Differential-linear distinguishers were introduced by Langford and Hellman in 1994. They consist of combining a differential distinguisher followed by a linear distinguisher, and then studying the bias obtained from pairs of plaintexts with a fixed difference and linear approximations of the corresponding ciphertexts to construct a differential-linear distinguisher. The original method was improved by Bar-On et al. in 2019 with the introduction of the DLCT (Differential Linear Connectivity Table). More recently, in 2024, Hadipour et al. further enhanced this approach by introducing multiple intermediate tables—similar to the case of boomerang distinguishers—to better tune the computation of the middle part of the distinguisher. Additionally, they proposed an automated tool to find differential-linear distinguishers, which led to improvements and the identification of new distinguishers for several schemes, including SERPENT and PRESENT. However, although these distinguishers are optimal in terms of correlation, they do not necessarily lead to the best attacks.

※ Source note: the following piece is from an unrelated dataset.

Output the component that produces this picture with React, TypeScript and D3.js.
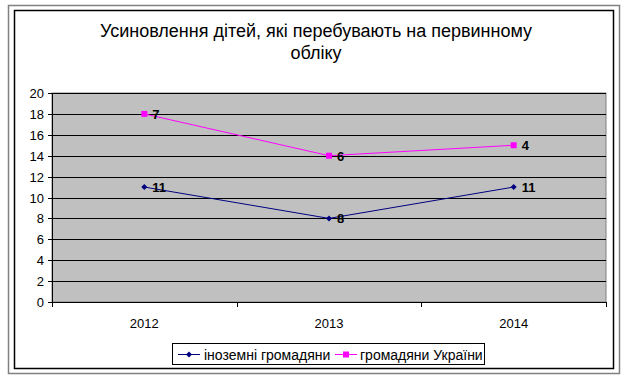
import React from "react";
import * as d3 from "d3";

const categories = ["2012", "2013", "2014"];
const foreigners = [11, 8, 11];
const ukrainians = [7, 6, 4];
const yTicks = [0, 2, 4, 6, 8, 10, 12, 14, 16, 18, 20];
const titleLines = ["Усиновлення дітей, які перебувають на первинному", "обліку"];
const seriesNames = ["іноземні громадяни", "громадяни України"];

export default function App() {
  const W = 630, H = 380;
  const left = 52, right = 606, top = 93, bottom = 302;
  const x = d3.scaleBand<string>().domain(categories).range([left, right]);
  const y = d3.scaleLinear().domain([0, 20]).range([bottom, top]);
  const cx = (c: string) => (x(c) as number) + x.bandwidth() / 2;
  const stacked = ukrainians.map((v, i) => v + foreigners[i]);
  const line = d3.line<number>().x((_, i) => cx(categories[i])).y((d) => y(d));
  const font = "Arial, 'Liberation Sans', sans-serif";
  const blue = "#000080";
  const pink = "#FF00FF";

  return (
    <svg width={W} height={H} style={{ position: "absolute", left: 0, top: 0 }} fontFamily={font}>
      <rect x={0} y={0} width={W} height={H} fill="#fff" />
      <rect x={8.5} y={5.5} width={611} height={368} fill="none" stroke="#808080" strokeWidth={1.5} />
      <rect x={14.5} y={10.5} width={599} height={358} fill="#fff" stroke="#000" strokeWidth={1.5} />
      {titleLines.map((t, i) => (
        <text key={i} x={316} y={37 + i * 22} textAnchor="middle" fontSize={18}>{t}</text>
      ))}
      <rect x={left} y={top} width={right - left} height={bottom - top} fill="#C0C0C0" stroke="#808080" strokeWidth={1} />
      {yTicks.slice(1).map((t) => (
        <line key={t} x1={left} x2={right} y1={Math.round(y(t)) + 0.5} y2={Math.round(y(t)) + 0.5} stroke="#000" />
      ))}
      <line x1={left + 0.5} x2={left + 0.5} y1={top} y2={bottom + 4} stroke="#000" />
      <line x1={left - 4} x2={right} y1={bottom + 0.5} y2={bottom + 0.5} stroke="#000" />
      {yTicks.map((t) => (
        <g key={t}>
          <line x1={left - 4} x2={left} y1={Math.round(y(t)) + 0.5} y2={Math.round(y(t)) + 0.5} stroke="#000" />
          <text x={44} y={y(t) + 5} textAnchor="end" fontSize={13}>{t}</text>
        </g>
      ))}
      {[...categories.map((c) => x(c) as number), right].map((v, i) => (
        <line key={i} x1={Math.round(v) + 0.5} x2={Math.round(v) + 0.5} y1={bottom} y2={bottom + 5} stroke="#000" />
      ))}
      {categories.map((c) => (
        <text key={c} x={cx(c)} y={328} textAnchor="middle" fontSize={13}>{c}</text>
      ))}
      <path d={line(foreigners) || ""} fill="none" stroke={blue} strokeWidth={1} />
      <path d={line(stacked) || ""} fill="none" stroke={pink} strokeWidth={1} />
      {foreigners.map((v, i) => {
        const px = cx(categories[i]), py = y(v);
        return (
          <g key={i}>
            <path d={`M${px - 3},${py} L${px},${py - 3} L${px + 3},${py} L${px},${py + 3} Z`} fill={blue} />
            <text x={px + 8} y={py + 5} fontSize={13} fontWeight="bold">{v}</text>
          </g>
        );
      })}
      {stacked.map((v, i) => {
        const px = cx(categories[i]), py = y(v);
        return (
          <g key={i}>
            <rect x={px - 3} y={py - 3} width={6} height={6} fill={pink} />
            <text x={px + 8} y={py + 5} fontSize={13} fontWeight="bold">{ukrainians[i]}</text>
          </g>
        );
      })}
      <rect x={172.5} y={343.5} width={312} height={21} fill="#fff" stroke="#000" />
      <line x1={178} x2={200} y1={354.5} y2={354.5} stroke={blue} />
      <path d="M189,351.5 L192,354.5 L189,357.5 L186,354.5 Z" fill={blue} />
      <text x={204} y={359.5} fontSize={14}>{seriesNames[0]}</text>
      <line x1={335} x2={357} y1={354.5} y2={354.5} stroke={pink} />
      <rect x={343} y={351.5} width={6} height={6} fill={pink} />
      <text x={360} y={359.5} fontSize={14}>{seriesNames[1]}</text>
    </svg>
  );
}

In this work, our objective was to identify distinguishers, based on the model of Hadipour et al., that are better suited for key-recovery attacks. To this end, we incorporated the key-recovery extended rounds into their tool and adapted the objective function to achieve a better trade-off between the distinguisher probability and the number of key bits to be guessed. We applied our enhanced tool to SERPENT and PRESENT. For SERPENT, our attack reaches 12 rounds with a time complexity of $2^{220.9}$ and a data/memory complexity of $2^{125.01}$. For PRESENT-80 (respectively PRESENT-128), our attacks reach 16 (respectively 18) rounds with a time complexity of $2^{73.88}$ (respectively $2^{124}$) and a data/memory complexity of $2^{57.88}$ (respectively $2^{63.25}$).